Yes, there were that many people there, but the reason we were gathered was not “against U.S.-led military action against the Syrian regime”. Here we touch one of the most beautiful realities of our Christian faith, and one of the ways in which our faith is often misunderstood in the world.
So many people know what the Church is against, but too few stop to ask why the Church takes a position one way or the other. Why was the Pope’s response to the violence in Syria and proposed US military action precisely prayer and not a political rally (there are many of those around the world too)? We are invited by this gesture of the Pope to go deeper into reality, deeper into the “why” of our Faith.
In a previous post, I referenced Pope Benedict XVI who at the beginning of the Year of Faith warned us against being too concerned with the social, political or cultural consequences of faith and forgetting the center of Christian faith, the person of Jesus and His Good News.
So, why did we gather in St Peter’s Square on Saturday night? Why did we fast and pray for peace wherever we happened to be on September 7?
In the Pope’s address to the world on Saturday evening, he invited everyone to look at the Cross of Christ. Everyone–Christian, Muslim, any person of good will. There we will find God’s response to violence: mercy, reconciliation, peace. “Father, forgive them, for they know not what they do.”
We pray precisely because we cannot give peace to ourselves. Jesus tells us in the Gospel, “Peace I leave you; my peace I give you. Not as the world gives do I give it.” Peace is a by-product, we could say, of the presence of Christ. The presence of Christ answers our need for peace. This peace begins in our own heart, then spreads to our families, our friends, our neighbors, our country, our world. The peace of Christ makes it possible to respond to violence or hurt, to the sins of others against us, with clemency, with fraternity, with encounter instead of violence or a wall of separation.
Pope Francis often uses this word “encounter” to talk about what characterizes true relationships. The opposite of encounter would be control. I can encounter and accept another person only if I am certain and strong in my own identity. If I am not, I seek to control or manipulate or do violence to another person in order to stay in my illusion, my false peace.
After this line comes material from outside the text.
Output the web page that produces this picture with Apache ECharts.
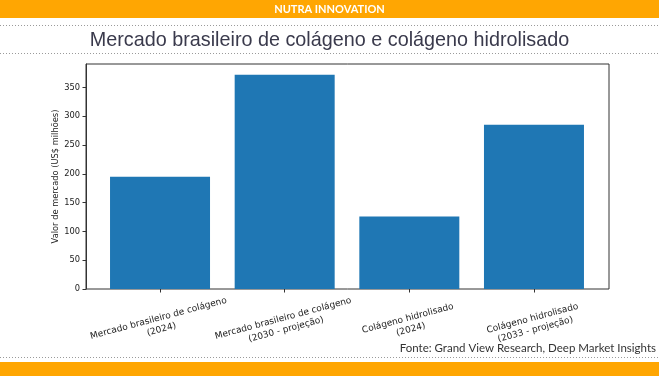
<!DOCTYPE html>
<html>
<head>
<meta charset="utf-8">
<script src="https://cdn.jsdelivr.net/npm/echarts@6/dist/echarts.min.js"></script>
<style>
  html, body { margin: 0; padding: 0; background: #fff; }
  #chart { width: 659px; height: 376px; }
</style>
</head>
<body>
<div id="chart"></div>
<script>
// categorias e valores (US$ milhões)
const categories = [
  "Mercado brasileiro de colágeno\n(2024)",
  "Mercado brasileiro de colágeno\n(2030 - projeção)",
  "Colágeno hidrolisado\n(2024)",
  "Colágeno hidrolisado\n(2033 - projeção)"
]
const values = [195, 372, 126, 285]
const yTicks = [0, 50, 100, 150, 200, 250, 300, 350]
const yMax = 390.6

const W = 659, H = 376
const orange = "#ffa602"

const chart = echarts.init(document.getElementById("chart"))

// linha pontilhada
function dotted(y) {
  return {
    type: "line",
    shape: { x1: 0, y1: y, x2: W, y2: y },
    style: { stroke: "#9a9a9a", lineWidth: 1, lineDash: [1, 2] },
    silent: true
  }
}

const option = {
  animation: false,
  backgroundColor: "#fff",
  graphic: [
    { type: "rect", shape: { x: 0, y: 0, width: W, height: 18 }, style: { fill: orange } },
    {
      type: "text", x: W / 2, y: 9,
      style: {
        text: "NUTRA INNOVATION", fill: "#fff", fontFamily: "Lato", fontWeight: "bold",
        fontSize: 11, align: "center", verticalAlign: "middle"
      }
    },
    dotted(25.5),
    dotted(53.5),
    dotted(357.5),
    { type: "rect", shape: { x: 0, y: 362, width: W, height: 14 }, style: { fill: orange } },
    {
      type: "text", x: 656, y: 348,
      style: {
        text: "Fonte: Grand View Research, Deep Market Insights", fill: "#333",
        fontFamily: "Lato", fontSize: 11.5, align: "right", verticalAlign: "middle"
      }
    }
  ],
  title: {
    text: "Mercado brasileiro de colágeno e colágeno hidrolisado",
    left: "center",
    top: 26,
    textStyle: { fontFamily: "Liberation Sans", fontSize: 19.8, fontWeight: "normal", color: "#3a3a4c" }
  },
  // grid 0: moldura + eixo y ; grid 1: barras (categorias)
  grid: [
    { left: 86, right: 50, top: 64, bottom: 87, show: true, borderColor: "#333", borderWidth: 1 },
    { left: 97.7, right: 62.7, top: 64, bottom: 87 }
  ],
  xAxis: [
    { gridIndex: 0, type: "value", min: 0, max: 1, show: false },
    {
      gridIndex: 1,
      type: "category",
      data: categories,
      axisLine: { show: false },
      axisTick: { show: true, alignWithLabel: true, length: 3.5, lineStyle: { color: "#333" } },
      axisLabel: {
        interval: 0,
        rotate: 15,
        align: "center",
        verticalAlign: "middle",
        margin: 35,
        fontFamily: "DejaVu Sans",
        fontSize: 9,
        lineHeight: 11.5,
        color: "#222"
      }
    }
  ],
  yAxis: [
    {
      gridIndex: 0,
      type: "value",
      min: 0,
      max: yMax,
      name: "Valor de mercado (US$ milhões)",
      nameLocation: "middle",
      nameRotate: 90,
      nameGap: 26,
      nameMoveOverlap: false,
      nameTextStyle: { fontFamily: "DejaVu Sans", fontSize: 8.3, color: "#222" },
      splitLine: { show: false },
      axisLine: { show: true, onZero: false, lineStyle: { color: "#333" } },
      axisTick: { show: true, length: 3.5, customValues: yTicks, lineStyle: { color: "#333" } },
      axisLabel: {
        customValues: yTicks,
        margin: 6,
        fontFamily: "DejaVu Sans",
        fontSize: 8.3,
        color: "#222"
      }
    },
    { gridIndex: 1, type: "value", min: 0, max: yMax, show: false }
  ],
  series: [
    {
      type: "bar",
      xAxisIndex: 1,
      yAxisIndex: 1,
      data: values,
      barWidth: 100,
      itemStyle: { color: "#1f77b4" }
    }
  ]
}

chart.setOption(option)
</script>
</body>
</html>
But the peace of Christ changes all of these things. It turns the world upside down. As Christians, we are neither optimists or pessimists; we are joyful. Optimism and pessimism are things we choose, the way we choose to look at a situation. Joy is the discovery of God in the midst of any circumstance. The martyrs who faced death had the most reason to be pessimistic about their “prospects” and about those who put them to death. Yet, St. Maximilian Kolbe, for example, can sing in the concentration camp. Why? The presence of Christ, and the joy and peace that spring from the encounter with Him who gives substance to our life.
So, that is why we gathered in St. Peter’s Square on Saturday evening. It was the largest gathering of its kind in the West. But “its kind” is quite different than what the world can see. The eyes of faith see everything that the world sees, but we see more. We see things through the lens of the Cross and Resurrection of Jesus Christ–Jesus who, after His Resurrection, entered the upper room of His Apostles and said “Peace be with you.” This is why we prayed the Rosary and adored the Blessed Sacrament instead of chanting some political slogan.
The occasion for this vigil was of course the situation in Syria. But the message is always the same. Jesus Christ is the answer, the answer to a question that remains in every new situation, globally or in our own heart. Quid animo satis? What truly satisfies the heart of man?